Metropolitan Melancholia maps a series of contemporary cityscape in terms that attempt to spatialise melancholy’s feelings of loss, abjection and implacability.
As a place of possibility, aspiration and futurity, the city is often figured in the contemporary imagination as the site of individual fulfilment. Across the twentieth and twenty-first centuries, people have been enthralled by the promise of the metropolis. But this enthrallment has often been as alienating as it has gratifying. Anomie, dislocation, and disillusionment are as much a condition of urban life as any feelings of contentment. To recall Lauren Berlant, there is a cruel brand of optimism at the root of the contemporary urban experience—a structure of hopeful feeling that forever postpones any reckoning with the injustices and inequalities that urban space also upholds.
This project begins by understanding the city not as the site of optimism but of melancholy, a term that draws particular attention to the structures and feelings of loss that pattern urban space.

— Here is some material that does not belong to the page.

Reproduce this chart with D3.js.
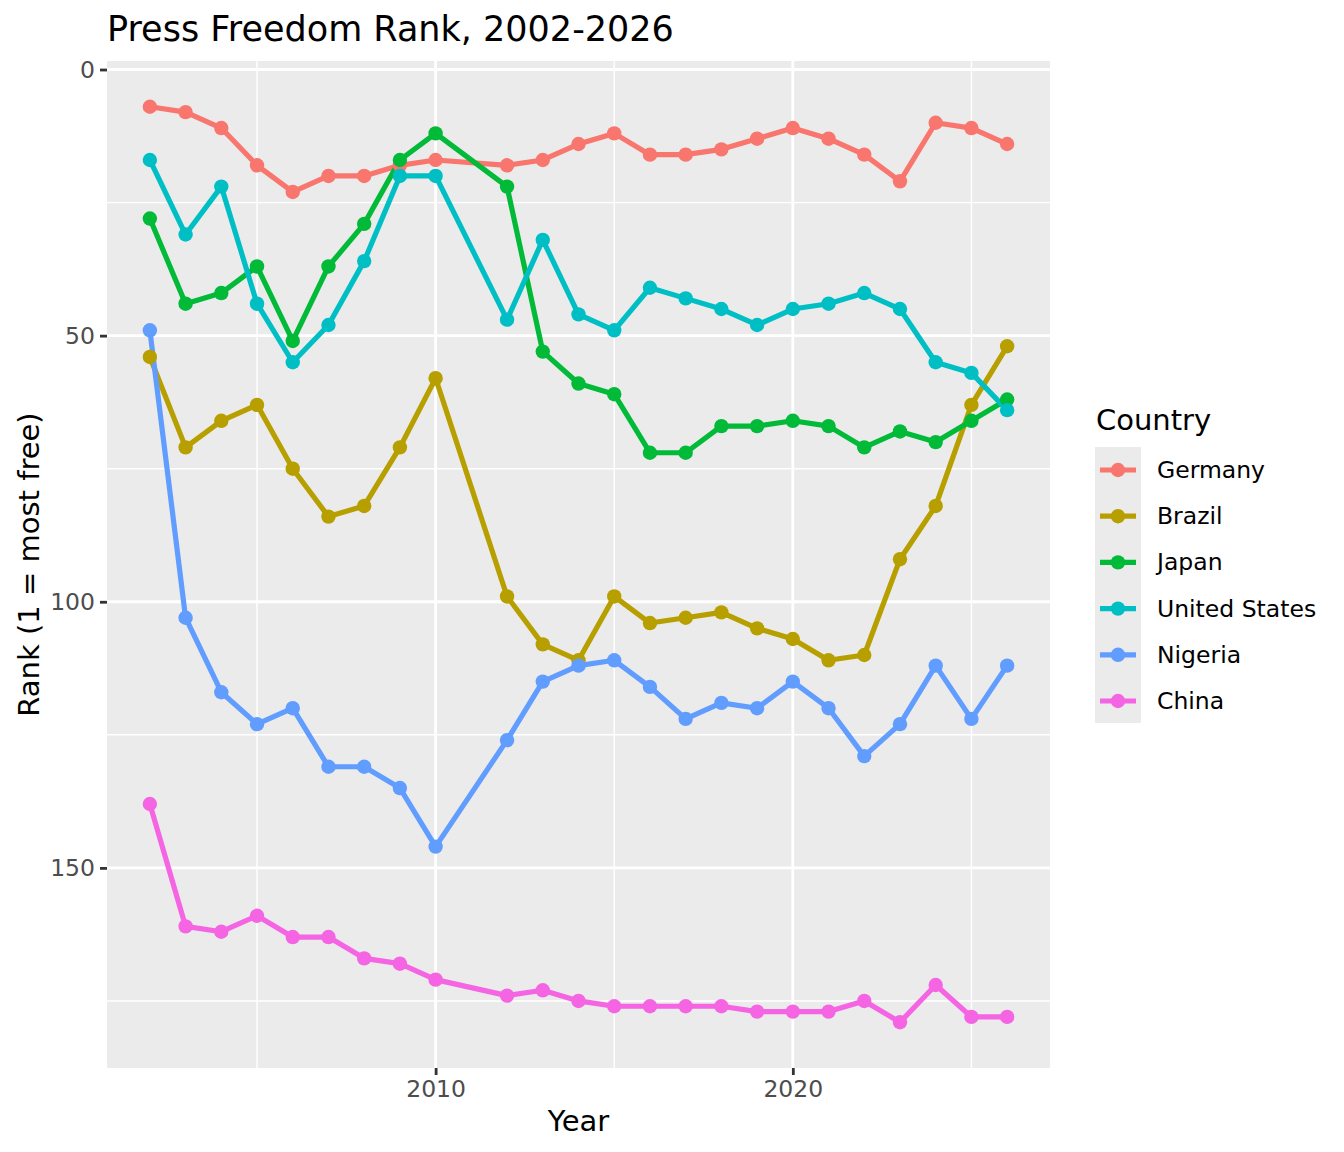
<!DOCTYPE html>
<html lang="en">
<head>
<meta charset="UTF-8">
<title>Press Freedom Rank</title>
<script src="https://d3js.org/d3.v7.min.js"></script>
<style>
  body { margin: 0; background: white; }
  svg { display: block; font-family: "DejaVu Sans", sans-serif; }
</style>
</head>
<body>
<svg id="chart" width="1344" height="1152"></svg>
<script>
// years in the data (2011 is not in the series)
const years = [2002, 2003, 2004, 2005, 2006, 2007, 2008, 2009, 2010,
               2012, 2013, 2014, 2015, 2016, 2017, 2018, 2019, 2020,
               2021, 2022, 2023, 2024, 2025, 2026];

const countries = ["Germany", "Brazil", "Japan", "United States", "Nigeria", "China"];

const germany = [7, 8, 11, 18, 23, 20, 20, 18, 17, 18, 17, 14, 12, 16, 16, 15, 13, 11, 13, 16, 21, 10, 11, 14];
const brazil  = [54, 71, 66, 63, 75, 84, 82, 71, 58, 99, 108, 111, 99, 104, 103, 102, 105, 107, 111, 110, 92, 82, 63, 52];
const japan   = [28, 44, 42, 37, 51, 37, 29, 17, 12, 22, 53, 59, 61, 72, 72, 67, 67, 66, 67, 71, 68, 70, 66, 62];
const usa     = [17, 31, 22, 44, 55, 48, 36, 20, 20, 47, 32, 46, 49, 41, 43, 45, 48, 45, 44, 42, 45, 55, 57, 64];
const nigeria = [49, 103, 117, 123, 120, 131, 131, 135, 146, 126, 115, 112, 111, 116, 122, 119, 120, 115, 120, 129, 123, 112, 122, 112];
const china   = [138, 161, 162, 159, 163, 163, 167, 168, 171, 174, 173, 175, 176, 176, 176, 176, 177, 177, 177, 175, 179, 172, 178, 178];

const rankSeries = [germany, brazil, japan, usa, nigeria, china];
const colours = ["#F8766D", "#B79F00", "#00BA38", "#00BFC4", "#619CFF", "#F564E3"];

const yBreaks = [0, 50, 100, 150];
const yMinor = [25, 75, 125, 175];
const xBreaks = [2010, 2020];
const xMinor = [2005, 2015, 2025];

const series = countries.map((name, i) => ({
  name: name,
  colour: colours[i],
  values: years.map((yr, j) => ({ year: yr, rank: rankSeries[i][j] }))
}));

const svg = d3.select("#chart");
const panel = { left: 107, right: 1050, top: 61, bottom: 1068 };

// ggplot style 5% expansion
const allRanks = rankSeries.flat();
const rMin = d3.min(allRanks), rMax = d3.max(allRanks);
const rPad = (rMax - rMin) * 0.05;
const yPad = (d3.max(years) - d3.min(years)) * 0.05;

const x = d3.scaleLinear()
  .domain([d3.min(years) - yPad, d3.max(years) + yPad])
  .range([panel.left, panel.right]);
const y = d3.scaleLinear()
  .domain([rMin - rPad, rMax + rPad])
  .range([panel.top, panel.bottom]);

// panel background
svg.append("rect")
  .attr("x", panel.left).attr("y", panel.top)
  .attr("width", panel.right - panel.left)
  .attr("height", panel.bottom - panel.top)
  .attr("fill", "#EBEBEB");

const grid = svg.append("g");
grid.selectAll(".ymin").data(yMinor).enter().append("line")
  .attr("x1", panel.left).attr("x2", panel.right)
  .attr("y1", d => y(d)).attr("y2", d => y(d))
  .attr("stroke", "white").attr("stroke-width", 1.4);
grid.selectAll(".xmin").data(xMinor).enter().append("line")
  .attr("y1", panel.top).attr("y2", panel.bottom)
  .attr("x1", d => x(d)).attr("x2", d => x(d))
  .attr("stroke", "white").attr("stroke-width", 1.4);
grid.selectAll(".ymaj").data(yBreaks).enter().append("line")
  .attr("x1", panel.left).attr("x2", panel.right)
  .attr("y1", d => y(d)).attr("y2", d => y(d))
  .attr("stroke", "white").attr("stroke-width", 2.8);
grid.selectAll(".xmaj").data(xBreaks).enter().append("line")
  .attr("y1", panel.top).attr("y2", panel.bottom)
  .attr("x1", d => x(d)).attr("x2", d => x(d))
  .attr("stroke", "white").attr("stroke-width", 2.8);

// axes
const yAxis = svg.append("g")
  .attr("transform", `translate(${panel.left},0)`)
  .call(d3.axisLeft(y).tickValues(yBreaks).tickSize(7).tickPadding(5));
const xAxis = svg.append("g")
  .attr("transform", `translate(0,${panel.bottom})`)
  .call(d3.axisBottom(x).tickValues(xBreaks).tickFormat(d3.format("d")).tickSize(7).tickPadding(5));
[yAxis, xAxis].forEach(a => {
  a.select(".domain").remove();
  a.selectAll(".tick line").attr("stroke", "#333333").attr("stroke-width", 2.8);
  a.selectAll(".tick text")
    .attr("fill", "#4D4D4D")
    .style("font-size", "23.5px")
    .style("font-family", "DejaVu Sans, sans-serif");
});

// lines then points
const line = d3.line().x(d => x(d.year)).y(d => y(d.rank));
svg.append("g").selectAll("path").data(series).enter().append("path")
  .attr("d", d => line(d.values))
  .attr("fill", "none")
  .attr("stroke", d => d.colour)
  .attr("stroke-width", 5.2)
  .attr("stroke-linejoin", "round");

svg.append("g").selectAll("g").data(series).enter().append("g")
  .attr("fill", d => d.colour)
  .selectAll("circle").data(d => d.values).enter().append("circle")
  .attr("cx", d => x(d.year))
  .attr("cy", d => y(d.rank))
  .attr("r", 7.2);

// titles
svg.append("text")
  .attr("x", panel.left).attr("y", 41)
  .style("font-size", "35px")
  .text("Press Freedom Rank, 2002-2026");

svg.append("text")
  .attr("x", (panel.left + panel.right) / 2).attr("y", 1131)
  .attr("text-anchor", "middle")
  .style("font-size", "29px")
  .text("Year");

svg.append("text")
  .attr("transform", `translate(39,${(panel.top + panel.bottom) / 2}) rotate(-90)`)
  .attr("text-anchor", "middle")
  .style("font-size", "29px")
  .text("Rank (1 = most free)");

// legend
const legend = svg.append("g").attr("transform", "translate(1095,0)");
legend.append("text")
  .attr("x", 1).attr("y", 430)
  .style("font-size", "29px")
  .text("Country");
legend.append("rect")
  .attr("x", 0).attr("y", 447)
  .attr("width", 46).attr("height", 276)
  .attr("fill", "#EBEBEB");
const keys = legend.selectAll(".key").data(series).enter().append("g")
  .attr("transform", (d, i) => `translate(0,${470 + i * 46.2})`);
keys.append("line")
  .attr("x1", 5).attr("x2", 41)
  .attr("stroke", d => d.colour).attr("stroke-width", 5.2);
keys.append("circle")
  .attr("cx", 23).attr("r", 7.2)
  .attr("fill", d => d.colour);
keys.append("text")
  .attr("x", 62).attr("y", 8)
  .style("font-size", "23.5px")
  .text(d => d.name);
</script>
</body>
</html>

By drawing close critical attention to the experiences of urban life narrated in contemporary creative non-fiction writing and photography, it stages a comparative, interdisciplinary study of the contemporary city, one that takes lessons from the fields of psychoanalysis, literary criticism and critical urban theory alike. As such, it works against the architecture of happiness supposed by some to underpin the aesthetic and experiential form of the city in order to consider the ways in which the urban age has, instead, conditioned a globalised network of estrangement and disaffection.
Comparative in its ambitions, this project will examine key sites drawn from within the deracinated inner urban centre of present-day cities. Metropolitan Melancholia builds on an earlier project that investigated Johannesburg.